*RECORD EXCERPTS:*
--- Start ---

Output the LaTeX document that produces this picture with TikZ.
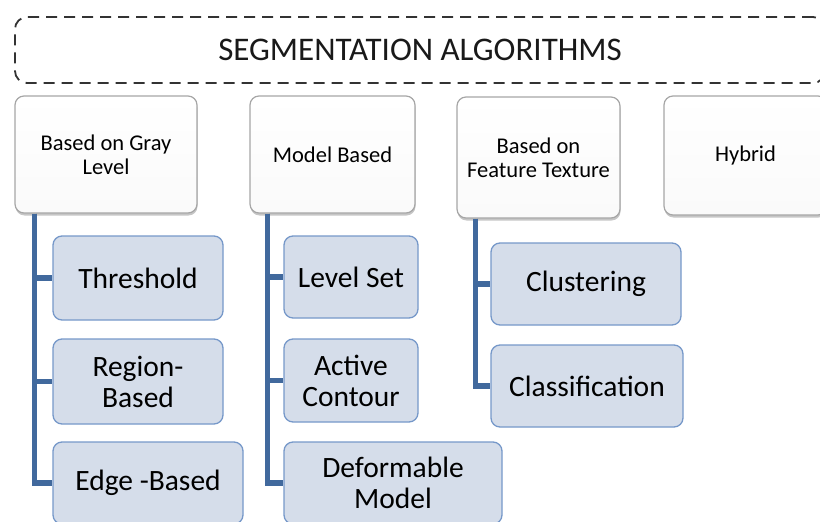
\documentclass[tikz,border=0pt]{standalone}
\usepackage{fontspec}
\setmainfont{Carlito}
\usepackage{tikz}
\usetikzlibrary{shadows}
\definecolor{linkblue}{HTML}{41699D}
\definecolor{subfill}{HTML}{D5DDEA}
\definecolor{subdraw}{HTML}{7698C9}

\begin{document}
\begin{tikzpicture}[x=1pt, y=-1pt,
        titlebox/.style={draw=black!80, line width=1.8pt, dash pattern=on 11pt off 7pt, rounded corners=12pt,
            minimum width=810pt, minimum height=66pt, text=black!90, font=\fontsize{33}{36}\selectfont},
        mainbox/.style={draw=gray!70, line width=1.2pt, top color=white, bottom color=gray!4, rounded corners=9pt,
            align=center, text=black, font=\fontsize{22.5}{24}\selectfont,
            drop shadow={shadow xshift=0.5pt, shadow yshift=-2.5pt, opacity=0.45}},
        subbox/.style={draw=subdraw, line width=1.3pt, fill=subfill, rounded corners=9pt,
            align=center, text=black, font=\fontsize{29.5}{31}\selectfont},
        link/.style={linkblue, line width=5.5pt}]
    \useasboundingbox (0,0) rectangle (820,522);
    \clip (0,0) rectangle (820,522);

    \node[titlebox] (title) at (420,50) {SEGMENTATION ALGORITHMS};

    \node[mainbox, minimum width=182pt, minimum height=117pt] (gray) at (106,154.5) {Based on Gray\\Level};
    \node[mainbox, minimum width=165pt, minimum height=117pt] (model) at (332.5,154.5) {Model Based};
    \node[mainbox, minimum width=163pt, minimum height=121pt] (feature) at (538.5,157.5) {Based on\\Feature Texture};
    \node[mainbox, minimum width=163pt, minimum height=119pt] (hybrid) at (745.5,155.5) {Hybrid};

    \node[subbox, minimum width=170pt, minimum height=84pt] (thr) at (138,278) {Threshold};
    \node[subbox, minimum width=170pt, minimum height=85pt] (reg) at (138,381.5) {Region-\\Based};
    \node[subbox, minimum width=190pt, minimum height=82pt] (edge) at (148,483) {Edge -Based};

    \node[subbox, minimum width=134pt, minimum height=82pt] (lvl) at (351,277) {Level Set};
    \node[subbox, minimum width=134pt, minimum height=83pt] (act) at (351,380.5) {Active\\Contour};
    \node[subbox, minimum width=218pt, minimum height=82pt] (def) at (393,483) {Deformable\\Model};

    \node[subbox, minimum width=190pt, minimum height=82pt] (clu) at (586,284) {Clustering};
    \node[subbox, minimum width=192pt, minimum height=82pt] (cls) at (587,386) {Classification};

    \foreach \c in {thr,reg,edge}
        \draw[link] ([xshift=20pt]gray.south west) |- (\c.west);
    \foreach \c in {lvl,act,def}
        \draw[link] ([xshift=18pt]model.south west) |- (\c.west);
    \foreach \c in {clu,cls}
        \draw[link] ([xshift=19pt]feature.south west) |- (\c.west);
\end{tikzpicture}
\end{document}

--- End ---
--- Start ---

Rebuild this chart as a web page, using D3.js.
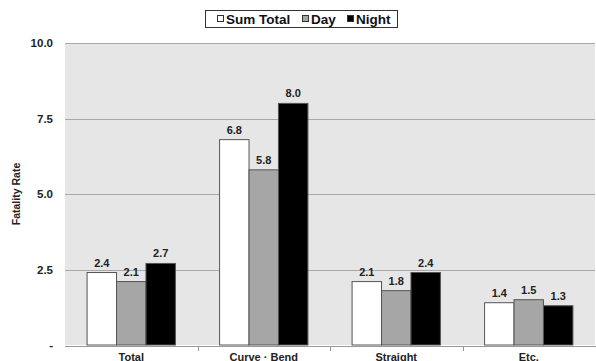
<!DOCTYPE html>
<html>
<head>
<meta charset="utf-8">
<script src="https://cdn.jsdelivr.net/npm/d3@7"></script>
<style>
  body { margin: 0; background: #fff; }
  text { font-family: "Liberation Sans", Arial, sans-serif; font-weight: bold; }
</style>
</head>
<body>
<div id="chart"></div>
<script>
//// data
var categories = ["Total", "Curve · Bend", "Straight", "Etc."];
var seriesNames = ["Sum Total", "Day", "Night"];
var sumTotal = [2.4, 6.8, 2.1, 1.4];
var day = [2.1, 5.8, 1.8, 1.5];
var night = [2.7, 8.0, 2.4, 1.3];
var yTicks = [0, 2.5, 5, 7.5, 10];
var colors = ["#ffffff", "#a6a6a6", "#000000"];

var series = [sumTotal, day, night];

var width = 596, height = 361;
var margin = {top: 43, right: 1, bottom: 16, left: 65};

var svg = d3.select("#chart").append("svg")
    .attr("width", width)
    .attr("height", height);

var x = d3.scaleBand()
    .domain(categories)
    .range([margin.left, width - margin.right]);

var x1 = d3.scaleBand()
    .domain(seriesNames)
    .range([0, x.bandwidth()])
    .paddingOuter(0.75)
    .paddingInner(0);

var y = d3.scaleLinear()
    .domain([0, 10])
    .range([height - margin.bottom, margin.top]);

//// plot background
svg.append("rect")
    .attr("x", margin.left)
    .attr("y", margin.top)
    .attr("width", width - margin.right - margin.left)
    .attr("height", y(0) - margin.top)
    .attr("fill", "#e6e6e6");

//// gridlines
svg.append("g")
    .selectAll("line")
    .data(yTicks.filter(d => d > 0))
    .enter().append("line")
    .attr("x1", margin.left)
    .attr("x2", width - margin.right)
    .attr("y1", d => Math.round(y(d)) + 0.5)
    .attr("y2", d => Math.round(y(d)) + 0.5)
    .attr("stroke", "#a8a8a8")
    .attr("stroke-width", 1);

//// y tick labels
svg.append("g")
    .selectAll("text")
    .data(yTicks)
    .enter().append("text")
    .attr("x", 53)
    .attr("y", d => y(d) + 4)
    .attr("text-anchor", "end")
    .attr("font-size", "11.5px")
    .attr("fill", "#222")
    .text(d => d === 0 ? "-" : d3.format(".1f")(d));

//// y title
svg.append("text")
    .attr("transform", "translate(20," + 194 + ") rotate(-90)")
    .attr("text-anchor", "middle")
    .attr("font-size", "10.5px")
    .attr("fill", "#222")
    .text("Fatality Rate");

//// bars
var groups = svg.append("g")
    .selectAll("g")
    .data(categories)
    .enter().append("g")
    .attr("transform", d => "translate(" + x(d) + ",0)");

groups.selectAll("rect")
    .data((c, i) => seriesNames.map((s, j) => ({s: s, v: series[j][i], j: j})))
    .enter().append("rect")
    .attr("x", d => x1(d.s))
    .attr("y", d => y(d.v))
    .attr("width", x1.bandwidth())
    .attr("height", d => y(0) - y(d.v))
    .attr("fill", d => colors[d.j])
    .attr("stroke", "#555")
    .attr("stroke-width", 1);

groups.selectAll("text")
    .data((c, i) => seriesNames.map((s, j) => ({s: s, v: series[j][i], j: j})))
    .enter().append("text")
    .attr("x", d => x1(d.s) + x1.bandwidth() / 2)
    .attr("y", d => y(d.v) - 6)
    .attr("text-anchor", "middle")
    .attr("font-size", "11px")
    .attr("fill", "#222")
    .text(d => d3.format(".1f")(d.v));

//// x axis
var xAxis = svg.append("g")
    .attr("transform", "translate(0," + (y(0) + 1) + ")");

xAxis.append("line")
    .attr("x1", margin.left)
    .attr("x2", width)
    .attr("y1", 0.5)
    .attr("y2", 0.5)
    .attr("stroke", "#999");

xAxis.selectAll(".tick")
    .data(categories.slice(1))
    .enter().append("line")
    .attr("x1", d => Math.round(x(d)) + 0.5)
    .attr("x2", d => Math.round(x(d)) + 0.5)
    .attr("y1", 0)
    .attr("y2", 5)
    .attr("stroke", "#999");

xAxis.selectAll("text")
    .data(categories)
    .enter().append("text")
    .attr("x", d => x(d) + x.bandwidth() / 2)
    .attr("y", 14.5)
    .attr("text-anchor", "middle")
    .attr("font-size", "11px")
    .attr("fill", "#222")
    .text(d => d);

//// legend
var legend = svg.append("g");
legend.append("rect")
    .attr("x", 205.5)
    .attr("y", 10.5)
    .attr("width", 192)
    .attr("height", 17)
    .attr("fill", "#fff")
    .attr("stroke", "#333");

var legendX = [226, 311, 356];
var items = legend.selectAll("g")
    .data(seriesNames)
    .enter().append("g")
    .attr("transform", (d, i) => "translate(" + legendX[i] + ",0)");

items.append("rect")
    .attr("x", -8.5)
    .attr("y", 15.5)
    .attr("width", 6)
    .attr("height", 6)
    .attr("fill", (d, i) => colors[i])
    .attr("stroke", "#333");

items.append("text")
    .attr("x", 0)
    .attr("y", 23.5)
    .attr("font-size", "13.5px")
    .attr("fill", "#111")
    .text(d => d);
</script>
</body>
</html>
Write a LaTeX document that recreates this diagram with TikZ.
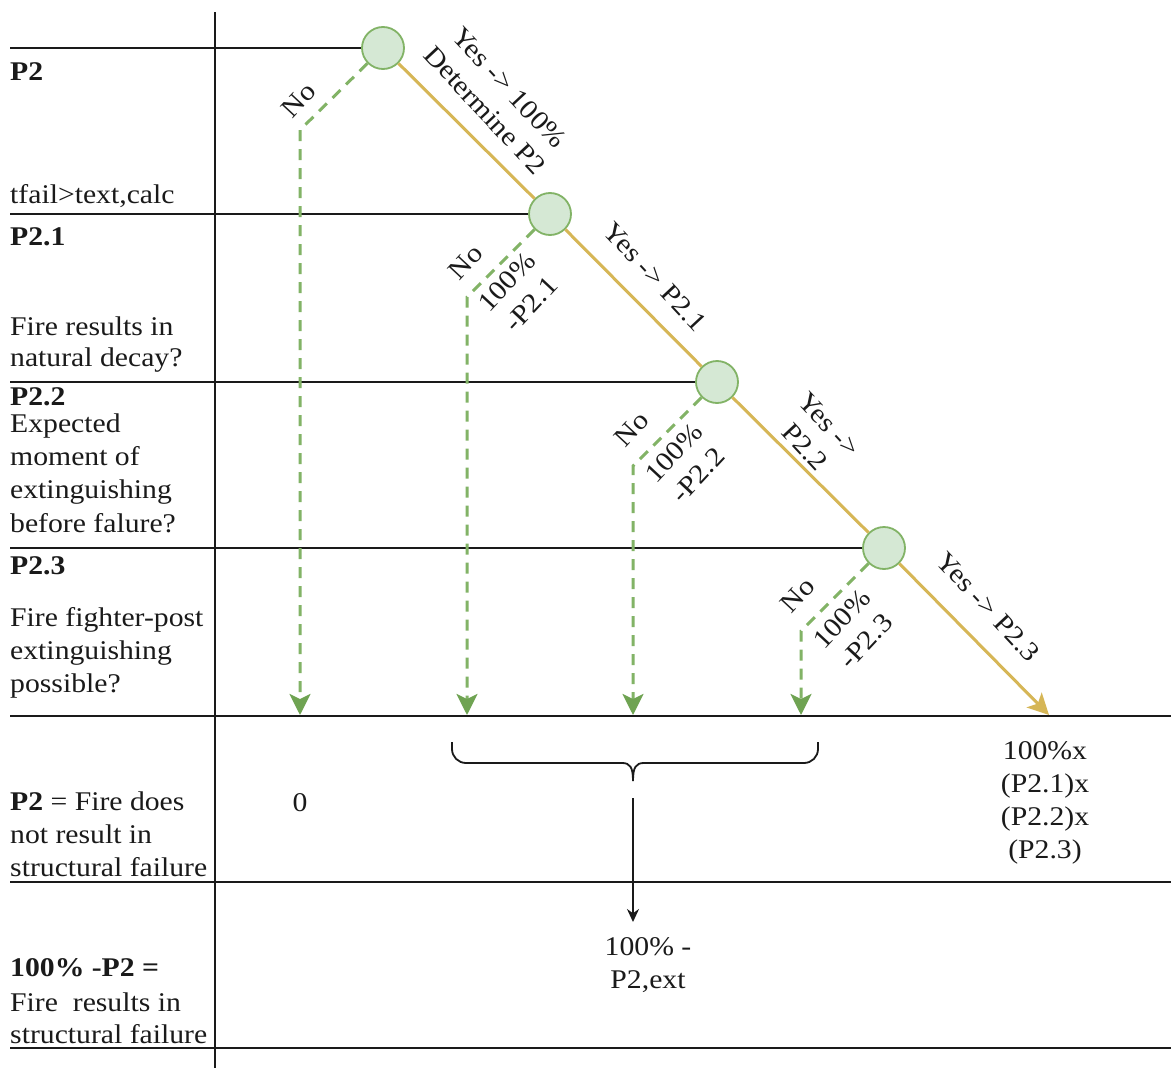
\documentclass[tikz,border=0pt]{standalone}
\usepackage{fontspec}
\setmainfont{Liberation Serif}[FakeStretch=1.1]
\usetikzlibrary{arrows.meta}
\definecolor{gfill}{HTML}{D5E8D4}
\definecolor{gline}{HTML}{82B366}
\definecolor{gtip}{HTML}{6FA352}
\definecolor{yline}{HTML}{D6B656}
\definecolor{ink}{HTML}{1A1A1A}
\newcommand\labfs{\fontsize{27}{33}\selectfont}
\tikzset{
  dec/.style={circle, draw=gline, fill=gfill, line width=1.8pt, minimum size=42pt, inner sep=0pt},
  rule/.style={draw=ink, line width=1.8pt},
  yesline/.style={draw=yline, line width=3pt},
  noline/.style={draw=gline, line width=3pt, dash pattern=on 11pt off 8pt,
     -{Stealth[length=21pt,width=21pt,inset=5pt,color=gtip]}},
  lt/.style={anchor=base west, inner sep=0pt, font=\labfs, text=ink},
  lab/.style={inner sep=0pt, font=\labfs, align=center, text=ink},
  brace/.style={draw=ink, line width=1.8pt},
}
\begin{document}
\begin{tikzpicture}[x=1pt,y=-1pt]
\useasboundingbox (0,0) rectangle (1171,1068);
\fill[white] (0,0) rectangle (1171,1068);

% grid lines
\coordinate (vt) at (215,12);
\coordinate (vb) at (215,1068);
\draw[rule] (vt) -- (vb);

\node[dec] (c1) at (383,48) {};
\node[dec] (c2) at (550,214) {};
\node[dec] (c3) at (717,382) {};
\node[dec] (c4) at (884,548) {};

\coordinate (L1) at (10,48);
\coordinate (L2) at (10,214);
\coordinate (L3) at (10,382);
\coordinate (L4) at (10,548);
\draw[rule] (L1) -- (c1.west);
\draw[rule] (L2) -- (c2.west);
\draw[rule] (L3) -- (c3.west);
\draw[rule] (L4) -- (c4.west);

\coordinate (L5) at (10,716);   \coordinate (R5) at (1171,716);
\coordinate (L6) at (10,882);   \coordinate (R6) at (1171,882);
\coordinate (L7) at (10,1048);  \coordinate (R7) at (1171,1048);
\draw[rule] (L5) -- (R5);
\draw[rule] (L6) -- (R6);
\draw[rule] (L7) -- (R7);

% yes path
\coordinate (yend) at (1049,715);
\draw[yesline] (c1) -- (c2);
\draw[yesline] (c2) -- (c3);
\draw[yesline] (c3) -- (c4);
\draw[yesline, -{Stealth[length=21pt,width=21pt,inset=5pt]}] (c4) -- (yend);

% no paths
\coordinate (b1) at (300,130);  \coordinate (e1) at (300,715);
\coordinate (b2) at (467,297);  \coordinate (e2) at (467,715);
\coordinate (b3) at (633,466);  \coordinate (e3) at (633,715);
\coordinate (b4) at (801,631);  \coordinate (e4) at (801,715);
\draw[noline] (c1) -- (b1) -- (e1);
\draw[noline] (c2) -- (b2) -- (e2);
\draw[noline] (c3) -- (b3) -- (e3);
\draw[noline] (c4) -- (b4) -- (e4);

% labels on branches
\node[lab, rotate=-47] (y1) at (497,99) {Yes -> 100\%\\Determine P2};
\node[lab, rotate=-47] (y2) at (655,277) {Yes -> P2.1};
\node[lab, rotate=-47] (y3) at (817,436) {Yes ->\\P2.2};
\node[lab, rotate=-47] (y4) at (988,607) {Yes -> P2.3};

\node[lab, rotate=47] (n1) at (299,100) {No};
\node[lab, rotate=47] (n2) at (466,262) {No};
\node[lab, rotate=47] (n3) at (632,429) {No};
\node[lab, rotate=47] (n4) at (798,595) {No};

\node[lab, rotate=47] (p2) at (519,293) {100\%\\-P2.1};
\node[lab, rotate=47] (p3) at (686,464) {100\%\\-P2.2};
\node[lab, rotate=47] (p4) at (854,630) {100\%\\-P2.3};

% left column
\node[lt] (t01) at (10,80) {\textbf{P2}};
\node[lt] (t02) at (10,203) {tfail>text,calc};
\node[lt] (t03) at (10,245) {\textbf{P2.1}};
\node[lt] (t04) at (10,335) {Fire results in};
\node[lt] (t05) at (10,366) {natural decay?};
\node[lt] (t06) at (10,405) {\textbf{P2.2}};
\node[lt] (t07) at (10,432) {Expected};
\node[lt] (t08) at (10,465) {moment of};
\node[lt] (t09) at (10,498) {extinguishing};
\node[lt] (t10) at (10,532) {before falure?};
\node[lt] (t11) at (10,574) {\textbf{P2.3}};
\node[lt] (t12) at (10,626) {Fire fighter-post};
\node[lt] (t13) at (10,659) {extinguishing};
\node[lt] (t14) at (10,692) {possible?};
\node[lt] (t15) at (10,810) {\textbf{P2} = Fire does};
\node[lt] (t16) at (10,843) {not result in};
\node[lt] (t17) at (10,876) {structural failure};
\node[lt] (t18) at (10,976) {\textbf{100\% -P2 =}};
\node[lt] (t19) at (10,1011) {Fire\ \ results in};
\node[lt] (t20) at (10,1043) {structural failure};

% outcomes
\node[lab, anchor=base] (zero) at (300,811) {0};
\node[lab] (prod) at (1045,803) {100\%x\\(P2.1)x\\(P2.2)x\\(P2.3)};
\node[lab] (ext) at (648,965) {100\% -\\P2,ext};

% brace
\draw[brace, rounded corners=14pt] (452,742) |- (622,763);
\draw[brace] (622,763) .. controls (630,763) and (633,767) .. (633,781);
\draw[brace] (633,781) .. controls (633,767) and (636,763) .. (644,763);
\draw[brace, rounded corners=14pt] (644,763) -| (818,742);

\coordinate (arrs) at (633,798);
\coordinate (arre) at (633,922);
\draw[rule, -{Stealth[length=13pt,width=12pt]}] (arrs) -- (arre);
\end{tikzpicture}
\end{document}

--- End ---
--- Start ---

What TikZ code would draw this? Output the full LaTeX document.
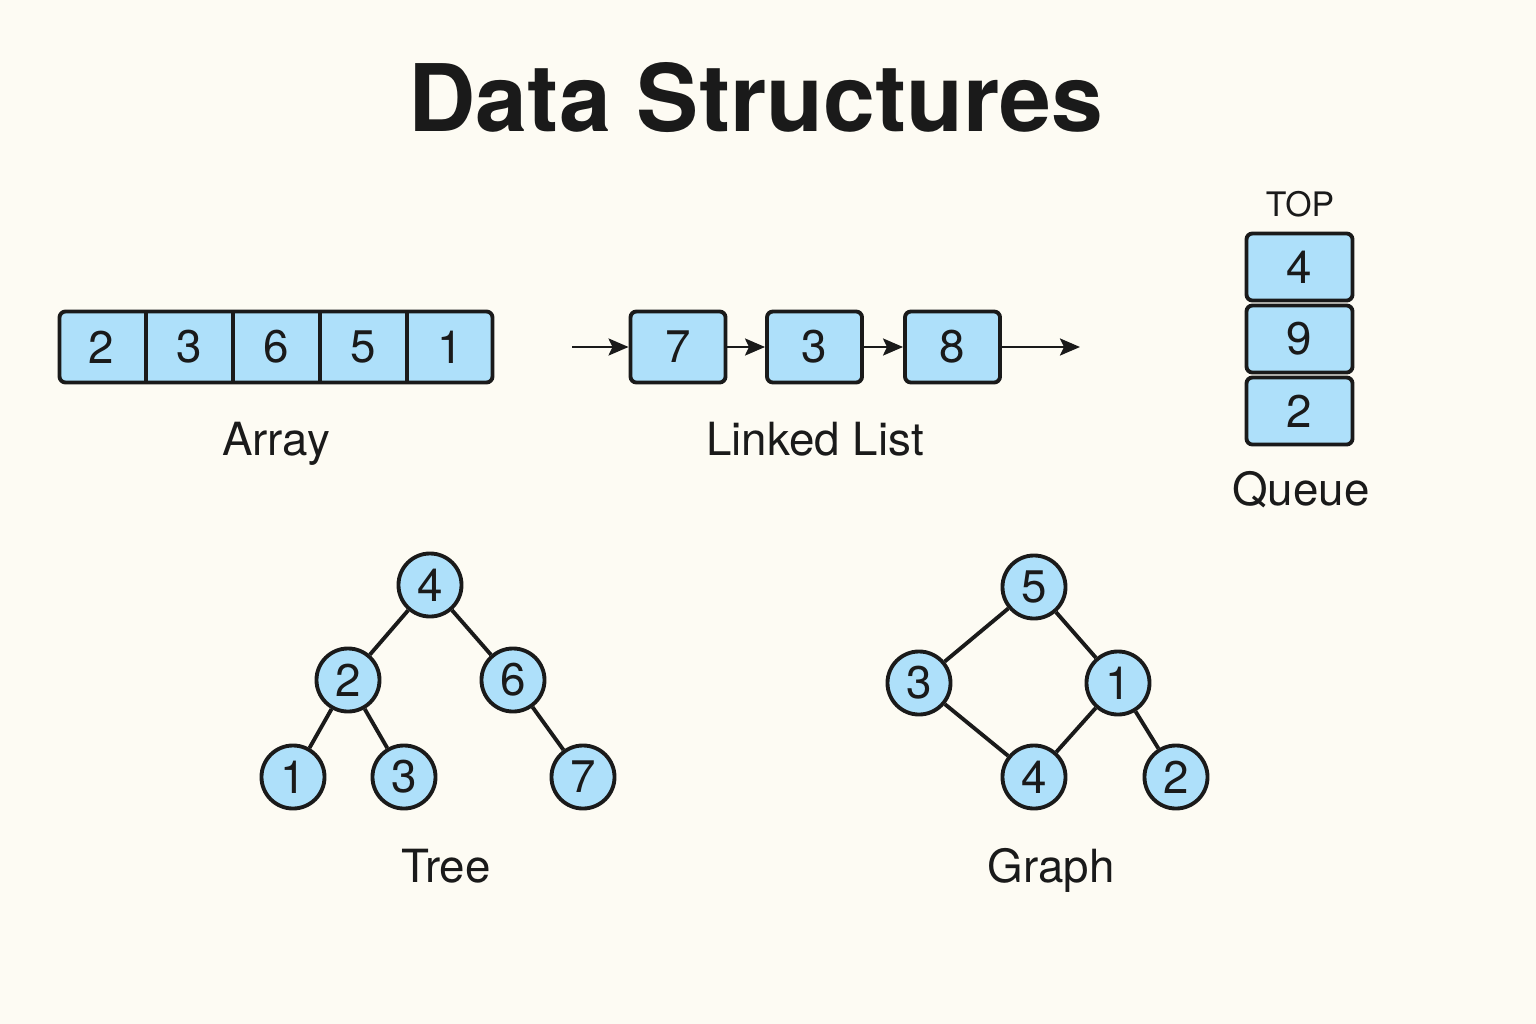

--- End ---

Count every line of the material above that holds the string "LaTeX", then state only the total.

*ANSWER TO THE PROBLEM:*
3